▶ [Task to carry out]: Write out every line of the material as it stands, apart from the pictures.
— start Recorded data —
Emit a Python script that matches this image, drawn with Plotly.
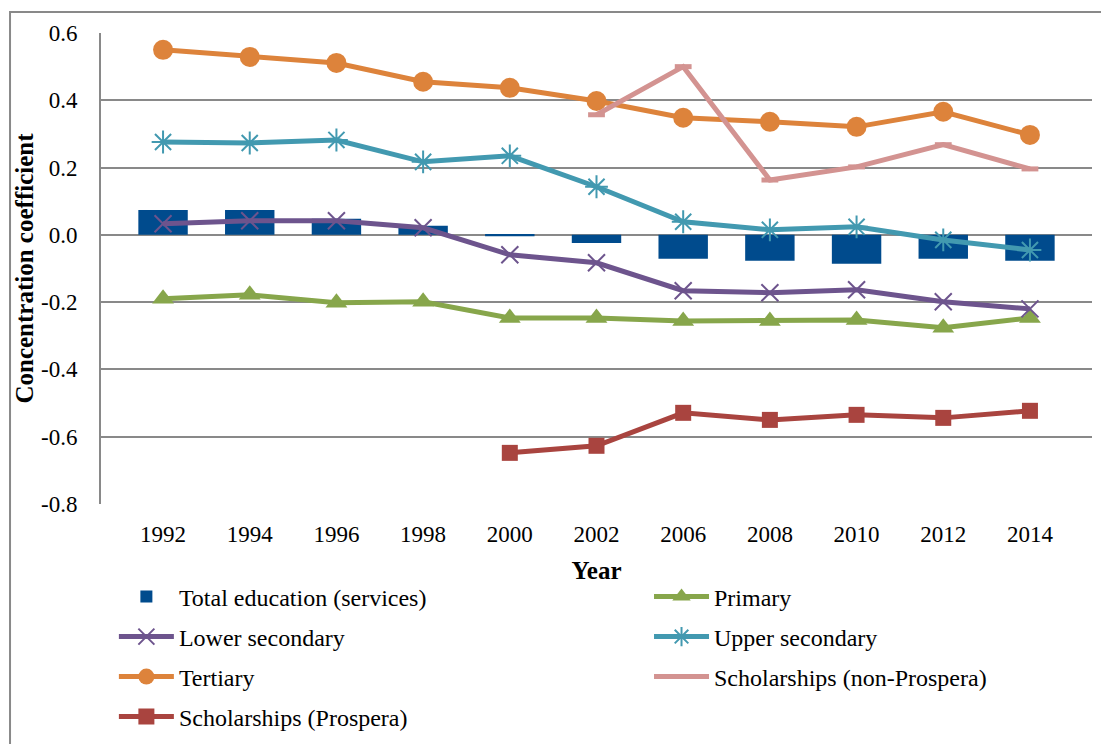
import plotly.graph_objects as go

years = ['1992', '1994', '1996', '1998', '2000', '2002', '2006', '2008', '2010', '2012', '2014']

total_education = [0.074, 0.074, 0.048, 0.027, -0.004, -0.024, -0.071, -0.077, -0.086, -0.071, -0.077]
primary = [-0.190, -0.178, -0.202, -0.199, -0.247, -0.247, -0.256, -0.256, -0.253, -0.276, -0.247]
lower_secondary = [0.033, 0.042, 0.042, 0.021, -0.059, -0.083, -0.166, -0.172, -0.163, -0.199, -0.220]
upper_secondary = [0.276, 0.273, 0.282, 0.217, 0.235, 0.143, 0.039, 0.015, 0.024, -0.015, -0.045]
tertiary = [0.550, 0.529, 0.511, 0.455, 0.437, 0.398, 0.348, 0.336, 0.321, 0.366, 0.297]
sch_non_prospera = [None, None, None, None, None, 0.357, 0.500, 0.163, 0.202, 0.268, 0.196]
sch_prospera = [None, None, None, None, -0.648, -0.627, -0.529, -0.550, -0.535, -0.544, -0.523]

y_ticks = [0.6, 0.4, 0.2, 0.0, -0.2, -0.4, -0.6, -0.8]
y_tick_text = ['0.6', '0.4', '0.2', '0.0', '-0.2', '-0.4', '-0.6', '-0.8']

FONT = 'Liberation Serif, Times New Roman, serif'
GRID = '#898989'

# legend slot (column x, row y) in paper coords, one legend per trace
COL = [0.013, 0.553]
ROW = [-0.1975, -0.2824, -0.3673, -0.4522]

fig = go.Figure()

fig.add_trace(go.Bar(
    x=years, y=total_education, name='Total education (services)',
    marker=dict(color='#004B8D', line=dict(width=0)), width=0.57,
    legend='legend',
))

line_series = [
    ('Primary', primary, '#87A64B', dict(symbol='triangle-up', size=19)),
    ('Lower secondary', lower_secondary, '#6D548D',
     dict(symbol='x-thin-open', size=17, line=dict(width=2, color='#6D548D'))),
    ('Upper secondary', upper_secondary, '#4299B0',
     dict(symbol='asterisk-open', size=19, line=dict(width=2, color='#4299B0'))),
    ('Tertiary', tertiary, '#DD833B', dict(symbol='circle', size=20)),
    ('Scholarships (non-Prospera)', sch_non_prospera, '#D39391',
     dict(symbol='line-ew-open', size=12, line=dict(width=5, color='#D39391'))),
    ('Scholarships (Prospera)', sch_prospera, '#A9443F', dict(symbol='square', size=16)),
]

for i, (name, values, color, marker) in enumerate(line_series, start=2):
    marker = dict(marker)
    marker.setdefault('color', color)
    fig.add_trace(go.Scatter(
        x=years, y=values, name=name, mode='lines+markers',
        line=dict(color=color, width=5), marker=marker, legend=f'legend{i}',
    ))

legends = {}
for i in range(7):
    key = 'legend' if i == 0 else f'legend{i + 1}'
    legends[key] = dict(
        x=COL[i % 2], y=ROW[i // 2], xanchor='left', yanchor='middle',
        itemwidth=55,
        font=dict(family=FONT, size=24, color='black'),
        bgcolor='rgba(0,0,0,0)', borderwidth=0,
    )

fig.update_layout(
    width=1101, height=736,
    margin=dict(l=93, r=17, t=25, b=240, autoexpand=False),
    paper_bgcolor='white', plot_bgcolor='white',
    font=dict(family=FONT, size=23, color='black'),
    barmode='overlay',
    showlegend=True,
    xaxis=dict(
        type='category', categoryorder='array', categoryarray=years,
        showgrid=False, showline=False, ticks='', zeroline=False,
        tickfont=dict(family=FONT, size=23), ticklabelstandoff=14,
        title=dict(text='<b>Year</b>', font=dict(family=FONT, size=25), standoff=15),
    ),
    yaxis=dict(
        range=[-0.8, 0.6], tickvals=y_ticks, ticktext=y_tick_text,
        showgrid=True, gridcolor=GRID, gridwidth=2,
        zeroline=False, showline=True, linecolor=GRID, linewidth=2,
        ticks='', tickfont=dict(family=FONT, size=23), ticklabelstandoff=17,
        title=dict(text='<b>Concentration coefficient</b>', font=dict(family=FONT, size=25), standoff=0),
    ),
    shapes=[
        dict(type='rect', xref='paper', yref='paper',
             x0=-0.0918, x1=1.03, y0=-0.53, y1=1.0446,
             line=dict(color=GRID, width=2), layer='below'),
    ],
    **legends,
)

fig.write_html('out.html')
— end Recorded data —
▶ [Result for this exercise]:
Emit a Python script that matches this image, drawn with Plotly.
import plotly.graph_objects as go

years = ['1992', '1994', '1996', '1998', '2000', '2002', '2006', '2008', '2010', '2012', '2014']

total_education = [0.074, 0.074, 0.048, 0.027, -0.004, -0.024, -0.071, -0.077, -0.086, -0.071, -0.077]
primary = [-0.190, -0.178, -0.202, -0.199, -0.247, -0.247, -0.256, -0.256, -0.253, -0.276, -0.247]
lower_secondary = [0.033, 0.042, 0.042, 0.021, -0.059, -0.083, -0.166, -0.172, -0.163, -0.199, -0.220]
upper_secondary = [0.276, 0.273, 0.282, 0.217, 0.235, 0.143, 0.039, 0.015, 0.024, -0.015, -0.045]
tertiary = [0.550, 0.529, 0.511, 0.455, 0.437, 0.398, 0.348, 0.336, 0.321, 0.366, 0.297]
sch_non_prospera = [None, None, None, None, None, 0.357, 0.500, 0.163, 0.202, 0.268, 0.196]
sch_prospera = [None, None, None, None, -0.648, -0.627, -0.529, -0.550, -0.535, -0.544, -0.523]

y_ticks = [0.6, 0.4, 0.2, 0.0, -0.2, -0.4, -0.6, -0.8]
y_tick_text = ['0.6', '0.4', '0.2', '0.0', '-0.2', '-0.4', '-0.6', '-0.8']

FONT = 'Liberation Serif, Times New Roman, serif'
GRID = '#898989'

# legend slot (column x, row y) in paper coords, one legend per trace
COL = [0.013, 0.553]
ROW = [-0.1975, -0.2824, -0.3673, -0.4522]

fig = go.Figure()

fig.add_trace(go.Bar(
    x=years, y=total_education, name='Total education (services)',
    marker=dict(color='#004B8D', line=dict(width=0)), width=0.57,
    legend='legend',
))

line_series = [
    ('Primary', primary, '#87A64B', dict(symbol='triangle-up', size=19)),
    ('Lower secondary', lower_secondary, '#6D548D',
     dict(symbol='x-thin-open', size=17, line=dict(width=2, color='#6D548D'))),
    ('Upper secondary', upper_secondary, '#4299B0',
     dict(symbol='asterisk-open', size=19, line=dict(width=2, color='#4299B0'))),
    ('Tertiary', tertiary, '#DD833B', dict(symbol='circle', size=20)),
    ('Scholarships (non-Prospera)', sch_non_prospera, '#D39391',
     dict(symbol='line-ew-open', size=12, line=dict(width=5, color='#D39391'))),
    ('Scholarships (Prospera)', sch_prospera, '#A9443F', dict(symbol='square', size=16)),
]

for i, (name, values, color, marker) in enumerate(line_series, start=2):
    marker = dict(marker)
    marker.setdefault('color', color)
    fig.add_trace(go.Scatter(
        x=years, y=values, name=name, mode='lines+markers',
        line=dict(color=color, width=5), marker=marker, legend=f'legend{i}',
    ))

legends = {}
for i in range(7):
    key = 'legend' if i == 0 else f'legend{i + 1}'
    legends[key] = dict(
        x=COL[i % 2], y=ROW[i // 2], xanchor='left', yanchor='middle',
        itemwidth=55,
        font=dict(family=FONT, size=24, color='black'),
        bgcolor='rgba(0,0,0,0)', borderwidth=0,
    )

fig.update_layout(
    width=1101, height=736,
    margin=dict(l=93, r=17, t=25, b=240, autoexpand=False),
    paper_bgcolor='white', plot_bgcolor='white',
    font=dict(family=FONT, size=23, color='black'),
    barmode='overlay',
    showlegend=True,
    xaxis=dict(
        type='category', categoryorder='array', categoryarray=years,
        showgrid=False, showline=False, ticks='', zeroline=False,
        tickfont=dict(family=FONT, size=23), ticklabelstandoff=14,
        title=dict(text='<b>Year</b>', font=dict(family=FONT, size=25), standoff=15),
    ),
    yaxis=dict(
        range=[-0.8, 0.6], tickvals=y_ticks, ticktext=y_tick_text,
        showgrid=True, gridcolor=GRID, gridwidth=2,
        zeroline=False, showline=True, linecolor=GRID, linewidth=2,
        ticks='', tickfont=dict(family=FONT, size=23), ticklabelstandoff=17,
        title=dict(text='<b>Concentration coefficient</b>', font=dict(family=FONT, size=25), standoff=0),
    ),
    shapes=[
        dict(type='rect', xref='paper', yref='paper',
             x0=-0.0918, x1=1.03, y0=-0.53, y1=1.0446,
             line=dict(color=GRID, width=2), layer='below'),
    ],
    **legends,
)

fig.write_html('out.html')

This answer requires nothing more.